At Lombardino’s, chef and co-owner Patrick O’Halloran describes his dishes as “the way Italians would cook if they lived in Wisconsin.” The restaurant maintains its traditional red sauce-Italian roots while adding some contemporary flair.
Walk past the smiling pizza man mural and the Trevi Fountain sculpture and you’ll discover one of the best eggplant dishes in Madison: eggplant Napoletana ($17), served on a swirled nest of perfectly al dente spaghetti.
Lombardino’s dredges slices of Italian eggplant in an egg wash and bread crumbs, then fries them up brown and crispy. Crunchy on the outside and meaty on the inside, the eggplant is layered with caramelized onions and basil, then topped with mozzarella and broiled until gooey.
Underneath this preparation lies the secret to the dish’s success: more roasted eggplant, cooked with golden raisins and marinara sauce. A perfect bite has crunch, melty cheese, bright notes of tomato and basil, and chewy, sweet raisins, which have swelled in the pan as they’ve absorbed liquid from the sauce.
2500 University Ave.
Sunday-Thursday 5-9 p.m., Friday and Saturday 5-10 p.m.
Locally, Asian kitchens have also developed delicious recipes using the long, narrow Chinese eggplant. At Chili King, a relatively new addition to Park Street, the menu concentrates on traditional Hunan dishes featuring fish heads, chicken gizzards, pork intestines and bitter melon, among other things.
Under the vegetable section, check out the hong sue eggplant casserole ($11.99) for a fiery, unctuous meal that will warm you from the inside. Served in a cast iron pot, the eggplant is thickly sliced and stir fried with large cloves of garlic, chopped green onions, red bird’s eye chilies and crumbles of pork sausage.

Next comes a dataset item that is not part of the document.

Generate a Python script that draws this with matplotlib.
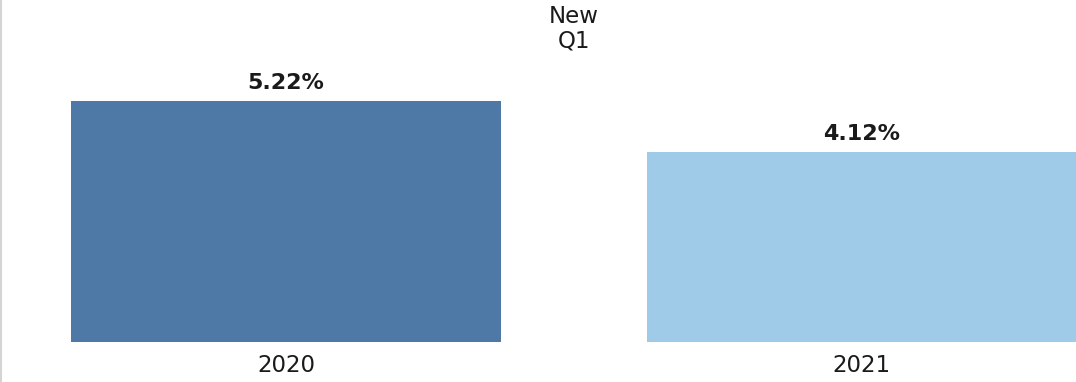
import matplotlib
matplotlib.use("Agg")
import matplotlib.pyplot as plt
from matplotlib.transforms import blended_transform_factory

categories = ["2020", "2021"]
values = [5.22, 4.12]
value_labels = ["5.22%", "4.12%"]
title_lines = ["New", "Q1"]
colors = ["#4e79a7", "#a0cbe8"]

W, H = 1076, 382
fig = plt.figure(figsize=(W / 100, H / 100), dpi=100)
fig.patch.set_facecolor("white")

base_px = 342
ax = fig.add_axes([0, (H - base_px) / H, 1, base_px / H])
px_per_unit = 46.15
ax.set_ylim(0, base_px / px_per_unit)
step = 575.5
ax.set_xlim(-286 / step, (W - 286) / step)

x = list(range(len(categories)))
bars = ax.bar(x, values, width=430 / step, color=colors, linewidth=0)

for xi, v, lab in zip(x, values, value_labels):
    ax.annotate(lab, (xi, v), xytext=(0, 5.5), textcoords="offset points",
                ha="center", va="bottom", fontsize=16, fontweight="bold",
                color="#1a1a1a")

ax.set_xticks(x)
ax.set_xticklabels(categories, fontsize=16.5, color="#1a1a1a")
ax.tick_params(axis="x", length=0, pad=9)
ax.set_yticks([])
for s in ax.spines.values():
    s.set_visible(False)

# facet title, centered between the two bars
tr = blended_transform_factory(ax.transData, fig.transFigure)
for i, (line, base_y) in enumerate(zip(title_lines, [23, 47])):
    fig.text(0.5, 1 - base_y / H, line, transform=tr, ha="center",
             va="baseline", fontsize=16.5, color="#1a1a1a")

# left light border line
fig.add_artist(plt.Line2D([0.5 / W, 0.5 / W], [0, 1], color="#d4d4d4", linewidth=1.5,
                          transform=fig.transFigure))

fig.savefig("out.png", dpi=100, facecolor="white")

Each ample portion is served with white rice to help soak up all the silky, spicy goodness.
602 S Park St.
Sunday–Thursday 11 a.m.–10 p.m., Friday and Saturday 11 a.m.-11 p.m.
Purple eggplants about the size of lemons appear at Amber Indian Cuisine in Middleton, which serves yet another distinct dish. In bagara baingan ($11.95), mini purple eggplants (baingan) are left whole and fried in oil, then stewed in a sauce of ground sesame seeds, peanuts and yogurt.
Bagara baingan is a traditional dish from Hyderabad in Southern India, and it’s a nice juxtaposition of creamy, soft eggplant flesh and a granular sauce that leans heavily on savory peanut flavor.
Topped with fresh cilantro and paired with chunks of tomato, it’s a tasty mélange of textures.